The day I met the khal in Ismailia was 23 July 2013, the anniversary of the 1952 Revolution. While I was sitting with him, he received a call from Mohamed Hassanein Heikal, the eminent journalist and once close associate of the late president Gamal Abdel-Nasser. “I couldn't find anyone to congratulate on Revolution Day but you,” Heikal said.
To continue the story about my visit to Abnoud, one of my assignments was to photograph the weaving looms. The loom I was advised to photograph was in a house located about 100 metres north of the museum and 20 metres south of the wabur.
A woman opened the door of the house and invited me to come in. The house was totally dark inside, although it was the middle of the day. I waited for a moment for my eyes to get used to the darkness and I was able to make out the shape of a man sitting at the edge of a hole in the ground, a massive loom towering over him.
The man was old and mellow in manner. He had none of the vigilante suspicions that had plagued my trip so far and seemed a very nice fellow. He told me his name was Said Zikri and that he was making a table cloth. The hole was where the treadles for the loom were located. He used his feet to pump to treadles and make the loom work.
He also told me that the man next to him was called Muharib. I hadn't even noticed that there was anyone else in the room, it being so dark. Muharib smiled at me and went to work, turning a spool on the loom. The whole scene reminded me of something out of a child's story or a scene from Cinderella.
I asked Zikri if there were any looms more modern than his. No, not really, he said. There were only three looms. This one, and the one his cousin had, and another one somewhere he could not remember. Sadly, Zikri died a few weeks after this encounter.
Khalil told me a few things about Al-Abnoudi, his cousin. He told me that the great poet was a simple man who liked simple people, and that he was a kind man who never acted like a big shot. When he came home to visit, he would hang out on his usual street corner and just chat with everyone who came by, trying to catch up on the village gossip.

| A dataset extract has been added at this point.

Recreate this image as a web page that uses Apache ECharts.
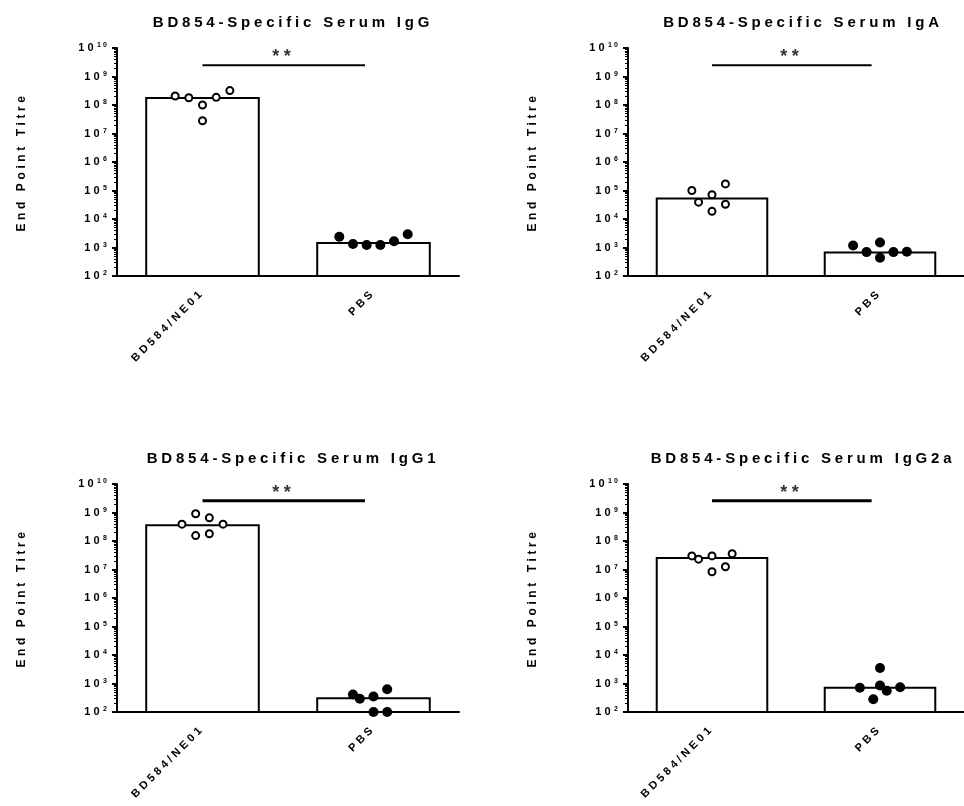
<!DOCTYPE html>
<html><head><meta charset="utf-8">
<script src="https://cdn.jsdelivr.net/npm/echarts@6/dist/echarts.min.js"></script>
<style>html,body{margin:0;padding:0;background:#fff}#c{width:964px;height:806px}</style>
</head><body><div id="c"></div>
<script>
// Wide letter tracking like the original export (applied to drawing and measuring)
(function () {
  var P = window.CanvasRenderingContext2D && CanvasRenderingContext2D.prototype;
  if (!P || !('letterSpacing' in P)) return;
  var f = P.fillText, m = P.measureText;
  function setLS(ctx) {
    var mm = /(\d+(?:\.\d+)?)px/.exec(ctx.font);
    var s = mm ? parseFloat(mm[1]) : 12;
    var r = s >= 14 ? 0.25 : 0.3;
    ctx.letterSpacing = (s * r).toFixed(1) + 'px';
  }
  P.fillText = function (t, x, y, w) { setLS(this); return w === undefined ? f.call(this, t, x, y) : f.call(this, t, x, y, w); };
  P.measureText = function (t) { setLS(this); return m.call(this, t); };
})();

const categories = ['BD584/NE01', 'PBS'];
const titles = ['BD854-Specific Serum IgG', 'BD854-Specific Serum IgA', 'BD854-Specific Serum IgG1', 'BD854-Specific Serum IgG2a'];
const yAxisName = 'End Point Titre';
const sigText = '**';

// Panel 1: IgG
const igG_bars = [1.9e8, 1.55e3];
const igG_vacc = [2.07e8, 1.8e8, 1.0e8, 2.8e7, 1.86e8, 3.2e8];
const igG_vaccJitter = [-0.16, -0.08, 0, 0, 0.08, 0.16];
const igG_pbs = [2.4e3, 1.33e3, 1.23e3, 1.23e3, 1.65e3, 2.9e3];
const igG_pbsJitter = [-0.2, -0.12, -0.04, 0.04, 0.12, 0.2];

// Panel 2: IgA
const igA_bars = [5.7e4, 7.3e2];
const igA_vacc = [1.0e5, 3.9e4, 7.1e4, 1.86e4, 3.3e4, 1.7e5];
const igA_vaccJitter = [-0.12, -0.08, 0, 0, 0.08, 0.08];
const igA_pbs = [1.18e3, 6.9e2, 1.5e3, 4.4e2, 6.9e2, 7.1e2];
const igA_pbsJitter = [-0.16, -0.08, 0, 0, 0.08, 0.16];

// Panel 3: IgG1
const igG1_bars = [3.9e8, 3.3e2];
const igG1_vacc = [3.9e8, 9.0e8, 1.55e8, 6.5e8, 1.8e8, 3.9e8];
const igG1_vaccJitter = [-0.12, -0.04, -0.04, 0.04, 0.04, 0.12];
const igG1_pbs = [4.1e2, 2.9e2, 3.5e2, 1.0e2, 6.3e2, 1.0e2];
const igG1_pbsJitter = [-0.12, -0.08, 0, 0, 0.08, 0.08];

// Panel 4: IgG2a
const igG2a_bars = [2.75e7, 7.7e2];
const igG2a_vacc = [3.0e7, 2.3e7, 3.0e7, 8.3e6, 1.25e7, 3.6e7];
const igG2a_vaccJitter = [-0.12, -0.08, 0, 0, 0.08, 0.12];
const igG2a_pbs = [7.1e2, 2.8e2, 3.5e3, 8.5e2, 5.6e2, 7.4e2];
const igG2a_pbsJitter = [-0.12, -0.04, 0, 0, 0.04, 0.12];

// significance bar heights and span (category units)
const sigY = [2.5e9, 2.5e9, 2.6e9, 2.6e9];
const sigSpan = [0, 0.95];

const FONT = 'Arial, "Liberation Sans", Helvetica, sans-serif';

const panels = [
  { bars: igG_bars, vacc: igG_vacc, vx: igG_vaccJitter, pbs: igG_pbs, px: igG_pbsJitter, grid: { left: 117, top: 48, width: 342, height: 228 }, sigW: 2, titleTop: 8 },
  { bars: igA_bars, vacc: igA_vacc, vx: igA_vaccJitter, pbs: igA_pbs, px: igA_pbsJitter, grid: { left: 628, top: 48, width: 340, height: 228 }, sigW: 2, titleTop: 8 },
  { bars: igG1_bars, vacc: igG1_vacc, vx: igG1_vaccJitter, pbs: igG1_pbs, px: igG1_pbsJitter, grid: { left: 117, top: 484, width: 342, height: 228 }, sigW: 3, titleTop: 444 },
  { bars: igG2a_bars, vacc: igG2a_vacc, vx: igG2a_vaccJitter, pbs: igG2a_pbs, px: igG2a_pbsJitter, grid: { left: 628, top: 484, width: 340, height: 228 }, sigW: 3, titleTop: 444 }
];

const option = {
  animation: false,
  backgroundColor: '#ffffff',
  textStyle: { fontFamily: FONT },
  title: [], grid: [], xAxis: [], yAxis: [], series: []
};

panels.forEach(function (p, i) {
  option.grid.push(Object.assign({ containLabel: false }, p.grid));
  option.title.push({
    text: titles[i], left: p.grid.left + p.grid.width / 2, top: p.titleTop, textAlign: 'center',
    textStyle: { fontFamily: FONT, fontSize: 15, fontWeight: 'bold', color: '#000' }
  });
  option.xAxis.push({
    type: 'category', gridIndex: i, data: categories, position: 'bottom',
    axisLine: { onZero: false, lineStyle: { color: '#000', width: 2 } },
    axisTick: { alignWithLabel: true, length: 5, lineStyle: { color: '#000', width: 2 } },
    axisLabel: { rotate: 45, margin: 15, color: '#000', fontSize: 11, fontWeight: 'bold', fontFamily: FONT },
    splitLine: { show: false }
  });
  option.xAxis.push({ type: 'value', gridIndex: i, min: -0.5, max: 1.5, show: false });
  option.yAxis.push({
    type: 'log', gridIndex: i, logBase: 10, min: 100, max: 1e10, interval: 1,
    name: yAxisName, nameLocation: 'middle', nameRotate: 90, nameGap: 88,
    nameTextStyle: { fontFamily: FONT, fontSize: 12, fontWeight: 'bold', color: '#000' },
    axisLine: { show: true, onZero: false, lineStyle: { color: '#000', width: 2 } },
    axisTick: { show: true, length: 5, lineStyle: { color: '#000', width: 2 } },
    minorTick: { show: true, splitNumber: 9, length: 3, lineStyle: { color: '#000', width: 1 } },
    splitLine: { show: false }, minorSplitLine: { show: false },
    axisLabel: {
      margin: 8, color: '#000',
      formatter: function (v) { return '{b|10}{s|' + Math.round(Math.log10(v)) + '}'; },
      rich: {
        b: { fontFamily: FONT, fontSize: 11, fontWeight: 'bold', color: '#000' },
        s: { fontFamily: FONT, fontSize: 7, fontWeight: 'bold', color: '#000', verticalAlign: 'top' }
      }
    }
  });
  option.series.push({
    type: 'bar', xAxisIndex: 2 * i, yAxisIndex: i, data: p.bars, barWidth: '67%', silent: true,
    itemStyle: { color: '#fff', borderColor: '#000', borderWidth: 2 }
  });
  option.series.push({
    type: 'scatter', xAxisIndex: 2 * i + 1, yAxisIndex: i, clip: false, silent: true, z: 5,
    data: p.vacc.map(function (v, k) { return [0 + p.vx[k], v]; }),
    symbol: 'circle', symbolSize: 7,
    itemStyle: { color: '#fff', borderColor: '#000', borderWidth: 2, opacity: 1 }
  });
  option.series.push({
    type: 'scatter', xAxisIndex: 2 * i + 1, yAxisIndex: i, clip: false, silent: true, z: 5,
    data: p.pbs.map(function (v, k) { return [1 + p.px[k], v]; }),
    symbol: 'circle', symbolSize: 10,
    itemStyle: { color: '#000', opacity: 1 }
  });
  option.series.push({
    type: 'line', xAxisIndex: 2 * i + 1, yAxisIndex: i, silent: true, symbol: 'none',
    data: sigSpan.map(function (x) { return [x, sigY[i]]; }),
    lineStyle: { color: '#000', width: p.sigW }
  });
  option.series.push({
    type: 'scatter', xAxisIndex: 2 * i + 1, yAxisIndex: i, silent: true, symbolSize: 1,
    data: [[(sigSpan[0] + sigSpan[1]) / 2, sigY[i]]],
    itemStyle: { color: 'rgba(0,0,0,0)' },
    label: { show: true, position: 'top', distance: -4, formatter: sigText, color: '#000', fontFamily: FONT, fontSize: 18, fontWeight: 'bold' }
  });
});

const chart = echarts.init(document.getElementById('c'), null, { renderer: 'canvas' });
chart.setOption(option);
</script>
</body></html>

The khal had instructed me to go to visit a man called Ishaq in the town of Gagarus.
I asked Ishaq, who was in his early 50s, the reason the khal had sent me to him. It turned out that Ishaq's father, the painter Youssef Fahmi, had been a close friend of his.
When Fahmi died, the family found a closed box among his belongings with the name, telephone number and address of Abdel-Rahman Al-Abnoudi in Mohandiseen in Cairo. Ishaq took the box to Al-Abnoudi in Cairo himself and was very impressed when the poet served him tea himself and sat down to chat. “He hadn't known that my father had passed away,” he said.
To this day, no one knows what was in the box . Maybe not much, maybe just some of Al-Abnoudi's belongings. But the incident started a friendship between Ishaq and Al-Abnoudi, and when Ishaq got into trouble with the law over trumped-up charges a few years later, Al-Abnoudi sent him a team of five attorneys who helped him bring the ordeal to a happy conclusion. All the charges were dropped, and Ishaq is still grateful for this extraordinary gesture.
The last stop for me in Abnoud was the tomb of the poet Amal Donqol (1940-1983). For years, it has been the habit of the khal, whenever he came to his hometown, to visit the resting place of his best friend. He often told the story of how Donqol had passed away in his arms. Tears would well up in his eyes as he remembered his fellow poet, with whom he had travelled often in his youth.
Donqol's headstone reads: “Death is our shared fate. This is the tomb of Amal Donqol. Died Saturday 21 May 1983.” Before his death, on 21 April 2015, the khal wrote this poem for his two daughters:
To my two daughters, Aya and Nur,
So that they may know they have a village
Without match,
In which people filled my heart with words
That made me into something,
When times have changed,
When you grow up and go to Abnoud,
You may not find a trace of what I told you.
Those I knew will have departed, just like I have,
The houses, the streets, and the values will have changed.